╭─ Data listing

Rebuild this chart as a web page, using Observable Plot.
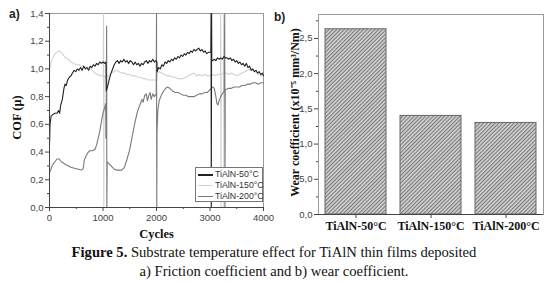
<!DOCTYPE html>
<html><head><meta charset="utf-8">
<script src="https://cdn.jsdelivr.net/npm/d3@7"></script>
<script src="https://cdn.jsdelivr.net/npm/@observablehq/plot@0.6"></script>
<style>
body{margin:0;background:#fff;}
#wrap{position:relative;width:548px;height:283px;overflow:hidden;background:#fff;}
.abs{position:absolute;}
.panel{font-family:"Liberation Sans",Arial,sans-serif;font-weight:bold;font-size:12px;color:#222;}
#legend{left:195px;top:167px;width:68px;height:35px;border:1px solid #777;background:#fff;box-sizing:border-box;font-family:"Liberation Sans",Arial,sans-serif;font-size:8.8px;color:#333;}
#legend div{position:absolute;left:0;height:11px;line-height:11px;}
#legend span.s{position:absolute;left:2px;top:5px;width:15px;height:0;}
#legend span.t{position:absolute;left:19px;top:0;white-space:nowrap;}
#caption{left:0;top:243px;width:548px;text-align:center;font-family:"Liberation Serif","Times New Roman",serif;font-size:14.6px;line-height:19px;color:#111;}
</style>
</head><body>
<div id="wrap">
  <div id="left" class="abs" style="left:0;top:0"></div>
  <div id="right" class="abs" style="left:270px;top:0"></div>
  <div class="abs panel" style="left:9px;top:7px">a)</div>
  <div class="abs panel" style="left:274px;top:10px">b)</div>
  <div id="legend" class="abs"></div>
  <div id="caption" class="abs"><b>Figure 5.</b> Substrate temperature effect for TiAlN thin films deposited<br>a) Friction coefficient and b) wear coefficient.</div>
</div>
<script>
// ---- Panel a) : COF vs cycles ----
const seriesNames = ["TiAlN-50°C", "TiAlN-150°C", "TiAlN-200°C"];
const seriesColors = ["#222222", "#d2d2d2", "#7a7a7a"];

const cof50 = [[0,0.45],[10,0.6],[30,0.66],[60,0.67],[100,0.68],[140,0.68],[170,0.70],[190,0.68],[210,0.74],[240,0.78],[270,0.86],[290,0.89],[310,0.88],[340,0.92],[370,0.94],[400,0.95],[430,0.97],[460,0.99],[490,0.98],[520,1.00],[550,0.99],[580,1.01],[610,0.99],[640,1.02],[670,1.00],[700,1.01],[730,0.99],[760,1.02],[790,1.01],[820,1.03],[850,1.02],[880,1.04],[910,1.03],[940,1.05],[970,1.04],[1000,1.05],[1030,1.04],[1055,1.05],[1062,0.84],[1090,0.88],[1120,0.93],[1150,0.97],[1180,1.00],[1210,1.03],[1240,1.05],[1270,1.06],[1300,1.04],[1330,1.06],[1360,1.05],[1390,1.07],[1420,1.05],[1450,1.06],[1480,1.04],[1510,1.06],[1540,1.05],[1570,1.03],[1600,1.05],[1630,1.03],[1660,1.04],[1690,1.02],[1720,1.04],[1750,1.03],[1780,1.05],[1810,1.06],[1840,1.04],[1870,1.06],[1900,1.05],[1930,1.07],[1960,1.05],[1990,1.06],[2008,1.05],[2012,0.98],[2040,1.01],[2070,1.00],[2100,1.03],[2130,1.02],[2160,1.05],[2190,1.04],[2220,1.06],[2250,1.05],[2280,1.07],[2310,1.06],[2340,1.08],[2370,1.07],[2400,1.09],[2430,1.08],[2460,1.10],[2490,1.09],[2520,1.11],[2550,1.10],[2580,1.12],[2610,1.11],[2640,1.13],[2670,1.12],[2700,1.14],[2730,1.13],[2760,1.14],[2790,1.15],[2820,1.13],[2850,1.14],[2880,1.12],[2910,1.13],[2940,1.11],[2970,1.12],[3015,1.12],[3020,1.4],[3024,0],[3030,1.4],[3034,1.06],[3050,1.06],[3080,1.07],[3110,1.06],[3140,1.08],[3170,1.07],[3200,1.08],[3230,1.07],[3260,1.09],[3290,1.08],[3320,1.08],[3350,1.07],[3380,1.08],[3410,1.06],[3440,1.07],[3470,1.05],[3500,1.06],[3530,1.04],[3560,1.05],[3590,1.03],[3620,1.04],[3650,1.02],[3680,1.04],[3710,1.01],[3740,1.02],[3770,0.99],[3800,1.00],[3830,0.98],[3860,0.99],[3890,0.97],[3920,0.98],[3950,0.96],[3980,0.97],[4000,0.95]];

const cof150 = [[0,0.98],[30,1.05],[60,1.08],[100,1.11],[140,1.12],[180,1.13],[220,1.12],[260,1.10],[300,1.08],[350,1.07],[400,1.05],[450,1.04],[500,1.03],[550,1.03],[600,1.02],[650,1.02],[700,1.01],[750,1.01],[800,0.99],[850,0.97],[900,0.96],[950,0.95],[1005,0.95],[1010,1.4],[1015,0],[1020,0.95],[1050,0.94],[1100,0.95],[1150,0.97],[1200,0.98],[1250,0.99],[1300,0.98],[1350,0.97],[1400,0.97],[1450,0.96],[1500,0.96],[1550,0.95],[1600,0.95],[1650,0.94],[1700,0.94],[1750,0.93],[1800,0.93],[1850,0.92],[1900,0.92],[1950,0.92],[2005,0.92],[2012,0.97],[2050,0.98],[2100,0.97],[2150,0.96],[2200,0.95],[2250,0.95],[2300,0.94],[2350,0.94],[2400,0.93],[2450,0.93],[2500,0.93],[2550,0.94],[2600,0.95],[2650,0.96],[2700,0.97],[2750,0.95],[2800,0.96],[2850,0.95],[2900,0.96],[2950,0.95],[3000,0.95],[3050,0.96],[3100,0.95],[3150,0.96],[3195,0.96],[3200,1.4],[3205,0],[3210,0.96],[3250,0.97],[3255,1.4],[3260,0],[3265,0.97],[3300,0.97],[3350,0.96],[3400,0.97],[3450,0.96],[3500,0.95],[3550,0.96],[3600,0.97],[3650,0.98],[3700,0.99],[3750,1.00],[3800,0.99],[3850,0.98],[3900,0.96],[3950,0.95],[4000,0.95]];

const cof200 = [[0,0.25],[30,0.28],[60,0.31],[100,0.33],[140,0.35],[180,0.35],[220,0.33],[300,0.31],[400,0.29],[500,0.28],[600,0.27],[630,0.28],[650,0.34],[680,0.37],[710,0.39],[750,0.41],[800,0.41],[850,0.42],[880,0.45],[910,0.50],[940,0.55],[970,0.62],[1000,0.68],[1030,0.72],[1050,0.75],[1055,0.5],[1062,0.74],[1068,1.31],[1072,0],[1078,0.33],[1100,0.32],[1150,0.30],[1200,0.28],[1250,0.27],[1300,0.27],[1350,0.27],[1400,0.29],[1450,0.35],[1500,0.42],[1550,0.52],[1600,0.62],[1650,0.70],[1700,0.75],[1730,0.78],[1750,0.76],[1780,0.81],[1810,0.82],[1830,0.77],[1850,0.80],[1880,0.83],[1900,0.78],[1930,0.82],[1960,0.80],[1995,0.82],[2000,1.4],[2005,0],[2010,0.55],[2025,0.70],[2050,0.77],[2100,0.82],[2150,0.85],[2200,0.87],[2250,0.86],[2300,0.84],[2350,0.83],[2400,0.83],[2450,0.82],[2500,0.81],[2550,0.81],[2600,0.80],[2650,0.80],[2700,0.80],[2750,0.81],[2800,0.82],[2850,0.82],[2900,0.83],[2950,0.83],[3000,0.85],[3050,0.87],[3080,0.86],[3110,0.80],[3130,0.75],[3150,0.74],[3170,0.77],[3200,0.80],[3230,0.82],[3265,0.84],[3275,1.4],[3280,0],[3285,0.85],[3350,0.86],[3400,0.86],[3450,0.87],[3500,0.87],[3550,0.87],[3600,0.88],[3650,0.88],[3700,0.89],[3750,0.89],[3800,0.90],[3850,0.90],[3900,0.89],[3950,0.90],[4000,0.90]];

const cofXTicks = [0, 1000, 2000, 3000, 4000];
const cofXMinor = [500, 1500, 2500, 3500];
const cofYTicks = [0, 0.2, 0.4, 0.6, 0.8, 1.0, 1.2, 1.4];
const cofYMinor = [0.1, 0.3, 0.5, 0.7, 0.9, 1.1, 1.3];

// ---- Panel b) : wear coefficient ----
const wearCats = ["TiAlN-50°C", "TiAlN-150°C", "TiAlN-200°C"];
const wearValues = [2.63, 1.40, 1.30];
const wearYTicks = [0, 0.5, 1.0, 1.5, 2.0, 2.5];
const wearYTickLabels = ["0,0", "5,0", "1,0", "1,5", "2,0", "2,5"];
const wearYMinor = [0.25, 0.75, 1.25, 1.75, 2.25, 2.75];

const comma = d => d.toFixed(1).replace(".", ",");
const sans = "'Liberation Sans', Arial, sans-serif";
const serif = "'Liberation Serif', 'Times New Roman', serif";

const rows = [
  ...cof150.map(([c, v]) => ({c, v, s: seriesNames[1]})),
  ...cof200.map(([c, v]) => ({c, v, s: seriesNames[2]})),
  ...cof50.map(([c, v]) => ({c, v, s: seriesNames[0]}))
];

const left = Plot.plot({
  width: 282, height: 242,
  marginLeft: 49, marginRight: 19, marginTop: 13, marginBottom: 35,
  style: {fontFamily: sans, background: "transparent"},
  x: {domain: [0, 4000], label: null},
  y: {domain: [0, 1.4], label: null},
  color: {domain: seriesNames, range: seriesColors},
  marks: [
    Plot.frame({stroke: "#9a9a9a"}),
    Plot.line(rows, {x: "c", y: "v", z: "s", stroke: "s", strokeWidth: 1.1}),
    Plot.ruleX([0], {stroke: "#444"}),
    Plot.ruleY([0], {stroke: "#444"}),
    Plot.axisX({ticks: cofXTicks, tickSize: 4, tickFormat: d => String(d), fontSize: 9.5, fill: "#444", stroke: "#444", tickPadding: 3}),
    Plot.axisX({ticks: cofXMinor, tickSize: 2, tickFormat: () => "", stroke: "#444"}),
    Plot.axisY({ticks: cofYTicks, tickSize: 4, tickFormat: comma, fontSize: 9.5, fill: "#444", stroke: "#444", tickPadding: 2}),
    Plot.axisY({ticks: cofYMinor, tickSize: 2, tickFormat: () => "", stroke: "#444"}),
    Plot.text(["COF (μ)"], {frameAnchor: "left", textAnchor: "middle", lineAnchor: "middle", dx: -33, dy: 7, rotate: -90, fontFamily: serif, fontWeight: "bold", fontSize: 12.5, fill: "#111"}),
    Plot.text(["Cycles"], {frameAnchor: "bottom", textAnchor: "middle", lineAnchor: "middle", dy: 26, fontFamily: serif, fontWeight: "bold", fontSize: 12.5, fill: "#111"})
  ]
});
document.getElementById("left").appendChild(left);

const right = Plot.plot({
  width: 278, height: 240,
  marginLeft: 48, marginRight: 5, marginTop: 14, marginBottom: 26,
  style: {fontFamily: sans, background: "transparent"},
  x: {domain: wearCats, paddingInner: 0.19, paddingOuter: 0.08, label: null},
  y: {domain: [0, 2.84], label: null},
  marks: [
    Plot.barY(wearCats, {x: d => d, y: (d, i) => wearValues[i], fill: "url(#hatch)", stroke: "#666", strokeWidth: 1}),
    Plot.frame({stroke: "#9a9a9a"}),
    Plot.ruleY([0], {stroke: "#444"}),
    Plot.axisY({ticks: wearYTicks, tickSize: 4, tickFormat: d => wearYTickLabels[wearYTicks.indexOf(d)], fontSize: 9.5, fill: "#444", stroke: "#444", tickPadding: 2}),
    Plot.axisY({ticks: wearYMinor, tickSize: 2, tickFormat: () => "", stroke: "#444"}),
    Plot.axisX({tickSize: 4, fontFamily: serif, fontWeight: "bold", fontSize: 12, fill: "#111", stroke: "#444", tickPadding: 3}),
    Plot.text(["Wear coefficient (x10⁻⁵ mm³/Nm)"], {frameAnchor: "left", textAnchor: "middle", lineAnchor: "middle", dx: -23, dy: -2, rotate: -90, fontFamily: serif, fontWeight: "bold", fontSize: 12, fill: "#111"})
  ]
});
// hatch pattern definition
const ns = "http://www.w3.org/2000/svg";
const defs = document.createElementNS(ns, "defs");
defs.innerHTML = '<pattern id="hatch" patternUnits="userSpaceOnUse" width="2.7" height="2.7" patternTransform="rotate(45)">' +
  '<rect width="2.7" height="2.7" fill="#cdcdcd"/><line x1="0.5" y1="0" x2="0.5" y2="2.7" stroke="#707070" stroke-width="0.9"/></pattern>';
right.insertBefore(defs, right.firstChild);
document.getElementById("right").appendChild(right);

// legend for panel a
const lg = document.getElementById("legend");
seriesNames.forEach((n, i) => {
  const row = document.createElement("div");
  row.style.top = (1 + i * 11) + "px";
  row.style.width = "66px";
  row.innerHTML = `<span class="s" style="border-top:${i === 0 ? 2 : 1.5}px solid ${seriesColors[i]}"></span><span class="t">${n}</span>`;
  lg.appendChild(row);
});
</script>
</body></html>
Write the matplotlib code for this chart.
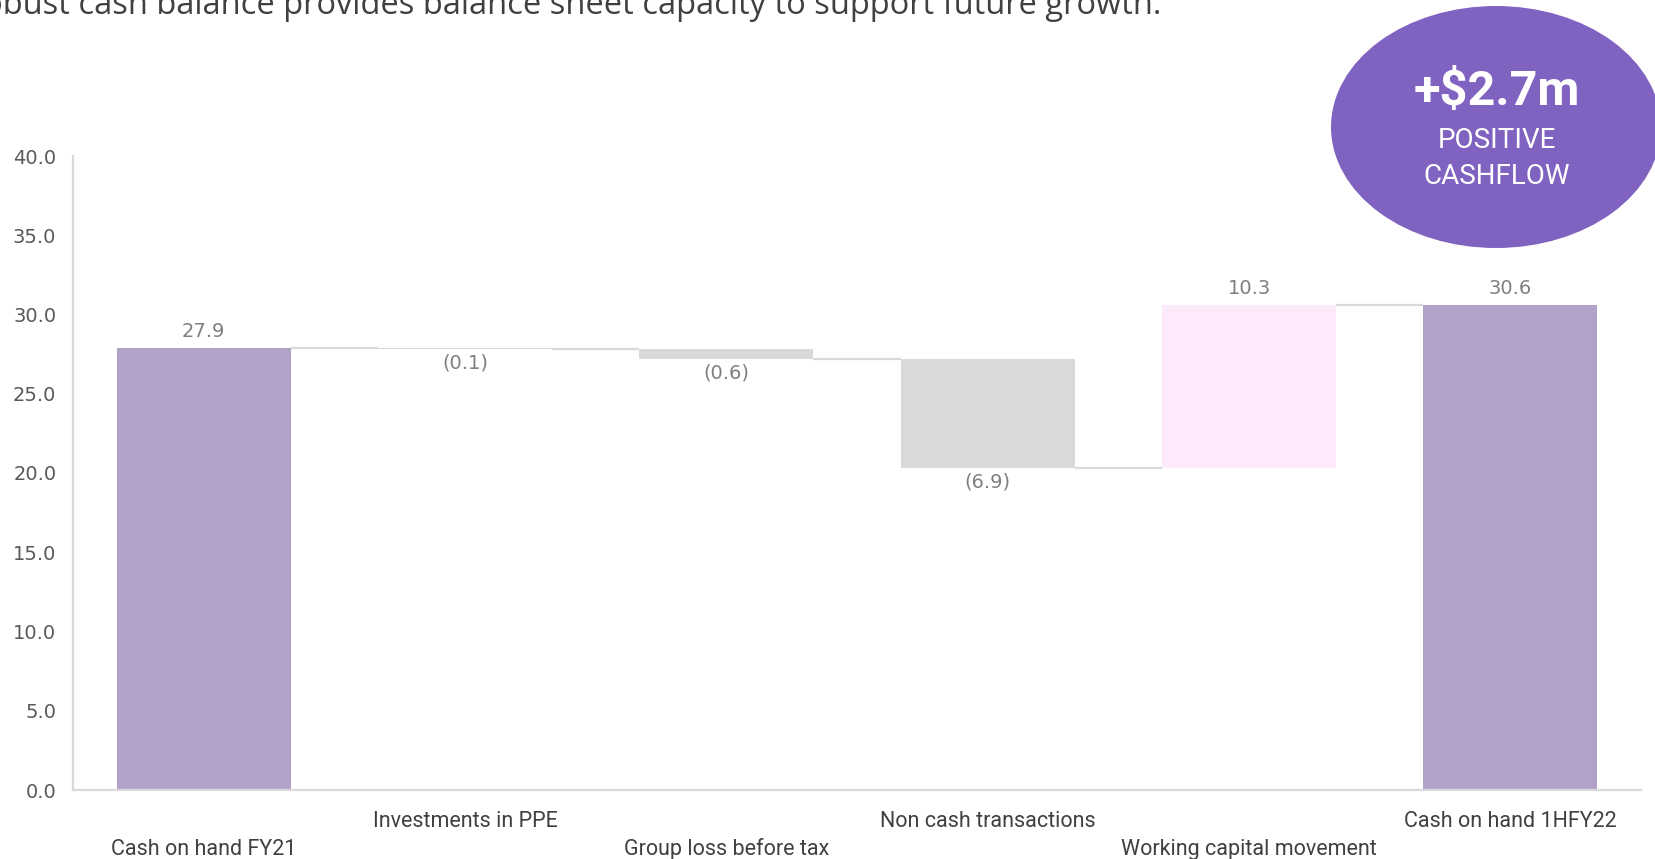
import matplotlib

matplotlib.use("Agg")
import matplotlib.pyplot as plt
from matplotlib.patches import Ellipse
import numpy as np

# Cash bridge, $m
categories = [
    "Cash on hand FY21",
    "Investments in PPE",
    "Group loss before tax",
    "Non cash transactions",
    "Working capital movement",
    "Cash on hand 1HFY22",
]
values = [27.9, -0.1, -0.6, -6.9, 10.3, 30.6]
is_total = [True, False, False, False, False, True]
y_ticks = [0, 5, 10, 15, 20, 25, 30, 35, 40]

headline = "Robust cash balance provides balance sheet capacity to support future growth."
badge_value = "+$2.7m"
badge_text = ["POSITIVE", "CASHFLOW"]

TOTAL_COLOR = "#B3A2C7"
DOWN_COLOR = "#D9D9D9"
UP_COLOR = "#FCE9FC"
LINE_COLOR = "#D9D9D9"
TEXT_COLOR = "#7F7F7F"
BADGE_COLOR = "#8062C1"
NUM_FONT = "DejaVu Sans"
LABEL_FONT = "Roboto"

W, H = 1655, 859
fig = plt.figure(figsize=(W / 100, H / 100), dpi=100)
ax = fig.add_axes([73 / W, 1 - 790 / H, (1641 - 73) / W, (790 - 156) / H])

# running level for the waterfall
bottoms, heights, levels = [], [], []
level = 0.0
for value, total in zip(values, is_total):
    if total:
        bottoms.append(0.0)
        heights.append(value)
        level = value
    else:
        bottoms.append(level + min(value, 0))
        heights.append(abs(value))
        level += value
    levels.append(level)

x = np.arange(len(categories))
colors = [
    TOTAL_COLOR if t else (DOWN_COLOR if v < 0 else UP_COLOR)
    for v, t in zip(values, is_total)
]
width = 0.665
ax.bar(x, heights, bottom=bottoms, width=width, color=colors, linewidth=0, zorder=2)

# connectors between neighbouring bars
for i in range(len(x) - 1):
    ax.plot(
        [x[i] + width / 2, x[i + 1] - width / 2],
        [levels[i], levels[i]],
        color=LINE_COLOR,
        linewidth=1.6,
        zorder=1,
        solid_capstyle="butt",
    )

for i, (value, total) in enumerate(zip(values, is_total)):
    top = bottoms[i] + heights[i]
    if total or value >= 0:
        ax.annotate(
            f"{abs(value):.1f}",
            (x[i], top),
            xytext=(0, 12),
            textcoords="offset points",
            ha="center",
            va="center",
            fontsize=14,
            color=TEXT_COLOR,
            family=NUM_FONT,
        )
    else:
        ax.annotate(
            f"({abs(value):.1f})",
            (x[i], bottoms[i]),
            xytext=(0, -10),
            textcoords="offset points",
            ha="center",
            va="center",
            fontsize=14,
            color=TEXT_COLOR,
            family=NUM_FONT,
        )

# staggered category labels
for i, name in enumerate(categories):
    offset = -22.5 if i % 2 else -42.5
    ax.annotate(
        name,
        (x[i], 0),
        xycoords=("data", "axes fraction"),
        xytext=(0, offset),
        textcoords="offset points",
        ha="center",
        va="center",
        fontsize=15.5,
        color="#404040",
        family=LABEL_FONT,
    )

ax.set_xlim(-0.5, len(categories) - 0.5)
ax.set_ylim(0, 40)
ax.set_yticks(y_ticks)
ax.set_yticklabels([f"{t:.1f}" for t in y_ticks], family=NUM_FONT, fontsize=14, color="#595959")
ax.set_xticks([])
ax.tick_params(axis="y", length=0, pad=12)
for side in ("top", "right"):
    ax.spines[side].set_visible(False)
for side in ("left", "bottom"):
    ax.spines[side].set_color(LINE_COLOR)
    ax.spines[side].set_linewidth(1.6)

# overlay in pixel space for the headline and the badge
over = fig.add_axes([0, 0, 1, 1], zorder=5)
over.set_xlim(0, W)
over.set_ylim(H, 0)
over.axis("off")
over.patch.set_alpha(0)

over.text(
    1161, 14, headline, ha="right", va="baseline",
    fontsize=23.5, color="#404040", family="Open Sans",
)
over.add_patch(Ellipse((1496, 127), 330, 242, color=BADGE_COLOR, linewidth=0))
over.text(1497, 92, badge_value, ha="center", va="center", fontsize=35,
          fontweight="bold", color="white", family="Roboto")
for line, yy in zip(badge_text, (141, 176)):
    over.text(1497, yy, line, ha="center", va="center", fontsize=20,
              color="white", family="Roboto")

fig.savefig("out.png", dpi=100)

╰─

* _Written task_: Count the lines of the material that include the word "chart", then state only the total.

* _Exercise answer_: 2